OK. I think this reads cleaner but I can see 'p' being more performant.

>
> > crypto_shash_update(c_tx->mpa_crc_hd,
> > kaddr + fp_off,
> > plen);
> >@@ -542,7 +550,7 @@ static int siw_tx_hdt(struct siw_iwarp_tx *c_tx,
> >struct socket *s)
> >
> > if (++seg > (int)MAX_ARRAY) {
> > siw_dbg_qp(tx_qp(c_tx), "to many fragments\n");
> >- siw_unmap_pages(page_array, kmap_mask);
> >+ siw_unmap_pages(iov, kmap_mask, MAX_ARRAY);
>
> to minimize the iterations over the byte array in 'siw_unmap_pages()',
> we may pass seg-1 instead of MAX_ARRAY

Sounds good.

>
>
> > wqe->processed -= c_tx->bytes_unsent;
> > rv = -EMSGSIZE;
> > goto done_crc;
> >@@ -593,7 +601,7 @@ static int siw_tx_hdt(struct siw_iwarp_tx *c_tx,
> >struct socket *s)
> > } else {
> > rv = kernel_sendmsg(s, &msg, iov, seg + 1,
> > hdr_len + data_len + trl_len);
> >- siw_unmap_pages(page_array, kmap_mask);
> >+ siw_unmap_pages(iov, kmap_mask, MAX_ARRAY);
>
> to minimize the iterations over the byte array in 'siw_unmap_pages()',
> we may pass seg instead of MAX_ARRAY

Will do.

Thanks for the review! :-D
Ira

2021-06-23 22:20:11

by Ira Weiny

[permalink] [raw]
Subject: [PATCH V3] RDMA/siw: Convert siw_tx_hdt() to kmap_local_page()

From: Ira Weiny <[email protected]>

kmap() is being deprecated and will break uses of device dax after PKS
protection is introduced.[1]

The use of kmap() in siw_tx_hdt() is all thread local therefore
kmap_local_page() is a sufficient replacement and will work with pgmap
protected pages when those are implemented.

siw_tx_hdt() tracks pages used in a page_array.

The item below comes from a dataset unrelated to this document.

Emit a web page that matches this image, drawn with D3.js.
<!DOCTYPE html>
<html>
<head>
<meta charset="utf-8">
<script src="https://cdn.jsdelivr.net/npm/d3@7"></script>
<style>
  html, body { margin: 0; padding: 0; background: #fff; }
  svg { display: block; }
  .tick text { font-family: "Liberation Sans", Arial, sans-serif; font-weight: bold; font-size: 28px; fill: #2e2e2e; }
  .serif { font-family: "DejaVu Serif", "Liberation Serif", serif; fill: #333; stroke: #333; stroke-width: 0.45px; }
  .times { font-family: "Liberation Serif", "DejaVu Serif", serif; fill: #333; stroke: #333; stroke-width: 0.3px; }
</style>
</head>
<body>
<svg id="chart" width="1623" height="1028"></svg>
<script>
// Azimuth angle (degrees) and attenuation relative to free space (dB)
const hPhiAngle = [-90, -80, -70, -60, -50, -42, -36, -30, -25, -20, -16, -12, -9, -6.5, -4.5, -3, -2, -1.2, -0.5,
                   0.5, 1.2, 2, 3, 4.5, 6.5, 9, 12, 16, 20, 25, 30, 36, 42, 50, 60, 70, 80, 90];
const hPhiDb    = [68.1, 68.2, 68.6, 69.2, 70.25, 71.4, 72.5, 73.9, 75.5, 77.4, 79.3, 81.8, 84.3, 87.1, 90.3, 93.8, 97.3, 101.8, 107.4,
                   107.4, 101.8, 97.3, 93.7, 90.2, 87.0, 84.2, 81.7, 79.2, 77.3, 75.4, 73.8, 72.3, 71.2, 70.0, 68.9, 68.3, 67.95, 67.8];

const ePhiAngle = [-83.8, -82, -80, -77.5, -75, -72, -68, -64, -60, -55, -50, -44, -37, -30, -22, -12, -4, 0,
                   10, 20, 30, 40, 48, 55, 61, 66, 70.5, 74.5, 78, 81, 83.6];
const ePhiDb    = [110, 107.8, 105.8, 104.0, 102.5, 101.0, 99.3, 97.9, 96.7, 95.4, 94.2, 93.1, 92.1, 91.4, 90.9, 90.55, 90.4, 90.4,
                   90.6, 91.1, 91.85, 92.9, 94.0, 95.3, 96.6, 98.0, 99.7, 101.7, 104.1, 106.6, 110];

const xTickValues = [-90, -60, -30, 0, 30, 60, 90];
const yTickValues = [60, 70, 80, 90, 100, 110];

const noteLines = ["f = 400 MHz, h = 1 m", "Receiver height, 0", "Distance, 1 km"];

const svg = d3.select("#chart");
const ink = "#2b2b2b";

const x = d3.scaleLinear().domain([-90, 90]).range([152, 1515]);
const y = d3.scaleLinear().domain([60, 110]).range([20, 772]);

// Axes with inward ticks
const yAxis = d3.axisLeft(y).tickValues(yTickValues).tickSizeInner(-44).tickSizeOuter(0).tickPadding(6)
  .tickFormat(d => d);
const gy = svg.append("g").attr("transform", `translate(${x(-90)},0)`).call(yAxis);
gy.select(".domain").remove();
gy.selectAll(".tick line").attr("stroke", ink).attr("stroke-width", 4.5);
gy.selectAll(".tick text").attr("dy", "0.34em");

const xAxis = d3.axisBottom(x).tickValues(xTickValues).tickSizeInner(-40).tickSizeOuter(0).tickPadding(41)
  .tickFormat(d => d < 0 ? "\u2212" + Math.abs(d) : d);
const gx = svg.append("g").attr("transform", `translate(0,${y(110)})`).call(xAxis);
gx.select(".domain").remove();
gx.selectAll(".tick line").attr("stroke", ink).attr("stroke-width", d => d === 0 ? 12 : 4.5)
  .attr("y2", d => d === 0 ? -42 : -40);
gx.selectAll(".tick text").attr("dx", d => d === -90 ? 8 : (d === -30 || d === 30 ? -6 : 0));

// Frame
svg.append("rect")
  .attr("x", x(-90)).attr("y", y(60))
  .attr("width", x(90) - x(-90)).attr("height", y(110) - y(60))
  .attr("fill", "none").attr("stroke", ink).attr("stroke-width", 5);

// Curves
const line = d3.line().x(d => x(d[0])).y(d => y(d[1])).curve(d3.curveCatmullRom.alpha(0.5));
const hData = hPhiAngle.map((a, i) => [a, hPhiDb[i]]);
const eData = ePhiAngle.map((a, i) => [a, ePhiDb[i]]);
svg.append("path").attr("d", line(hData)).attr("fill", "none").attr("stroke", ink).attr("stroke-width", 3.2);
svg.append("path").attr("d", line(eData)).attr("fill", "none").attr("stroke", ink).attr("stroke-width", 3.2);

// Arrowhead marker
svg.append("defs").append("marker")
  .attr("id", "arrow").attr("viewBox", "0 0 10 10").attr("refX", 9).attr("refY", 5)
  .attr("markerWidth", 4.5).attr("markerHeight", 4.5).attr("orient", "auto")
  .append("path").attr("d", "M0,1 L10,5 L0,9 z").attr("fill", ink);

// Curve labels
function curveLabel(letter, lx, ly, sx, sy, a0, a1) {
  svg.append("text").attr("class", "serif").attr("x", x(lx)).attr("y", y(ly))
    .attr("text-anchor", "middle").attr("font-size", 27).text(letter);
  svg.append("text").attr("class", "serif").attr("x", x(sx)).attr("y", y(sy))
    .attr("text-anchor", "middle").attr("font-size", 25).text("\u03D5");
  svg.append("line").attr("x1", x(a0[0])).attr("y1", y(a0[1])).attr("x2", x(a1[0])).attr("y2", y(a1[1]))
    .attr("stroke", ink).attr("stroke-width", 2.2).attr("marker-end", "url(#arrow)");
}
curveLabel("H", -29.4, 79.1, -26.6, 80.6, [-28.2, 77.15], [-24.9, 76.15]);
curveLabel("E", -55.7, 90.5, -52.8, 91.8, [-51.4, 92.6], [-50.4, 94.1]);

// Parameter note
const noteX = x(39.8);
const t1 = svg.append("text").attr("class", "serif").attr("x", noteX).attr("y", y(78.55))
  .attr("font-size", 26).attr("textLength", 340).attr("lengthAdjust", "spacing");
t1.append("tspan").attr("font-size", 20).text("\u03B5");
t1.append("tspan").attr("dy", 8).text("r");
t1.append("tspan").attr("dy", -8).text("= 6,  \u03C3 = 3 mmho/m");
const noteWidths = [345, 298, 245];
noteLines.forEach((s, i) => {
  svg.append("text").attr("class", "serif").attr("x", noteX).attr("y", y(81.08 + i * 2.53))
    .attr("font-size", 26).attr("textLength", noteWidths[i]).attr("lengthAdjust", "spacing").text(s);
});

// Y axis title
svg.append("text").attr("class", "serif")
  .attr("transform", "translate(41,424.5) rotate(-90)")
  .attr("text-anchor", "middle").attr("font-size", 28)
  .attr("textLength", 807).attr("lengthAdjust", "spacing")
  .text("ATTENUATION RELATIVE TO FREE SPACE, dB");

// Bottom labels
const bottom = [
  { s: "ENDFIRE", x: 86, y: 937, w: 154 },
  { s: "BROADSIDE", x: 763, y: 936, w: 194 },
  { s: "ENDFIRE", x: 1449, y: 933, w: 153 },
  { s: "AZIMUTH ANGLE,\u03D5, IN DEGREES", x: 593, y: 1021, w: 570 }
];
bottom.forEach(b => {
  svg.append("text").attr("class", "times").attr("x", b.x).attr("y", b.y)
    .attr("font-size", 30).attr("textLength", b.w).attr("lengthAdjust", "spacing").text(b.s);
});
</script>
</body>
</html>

It uses that array to
unmap pages which were mapped on function exit. Not all entries in the
array are mapped and this is tracked in kmap_mask.

kunmap_local() takes a mapped address rather than a page. Alter
siw_unmap_pages() to take the iov array to reuse the iov_base address of
each mapping. Use PAGE_MASK to get the proper address for
kunmap_local().

kmap_local_page() mappings are tracked in a stack and must be unmapped
in the opposite order they were mapped in. Because segments are mapped
into the page array in increasing index order, modify siw_unmap_pages()
to unmap pages in decreasing order.

Use kmap_local_page() instead of kmap() to map pages in the page_array.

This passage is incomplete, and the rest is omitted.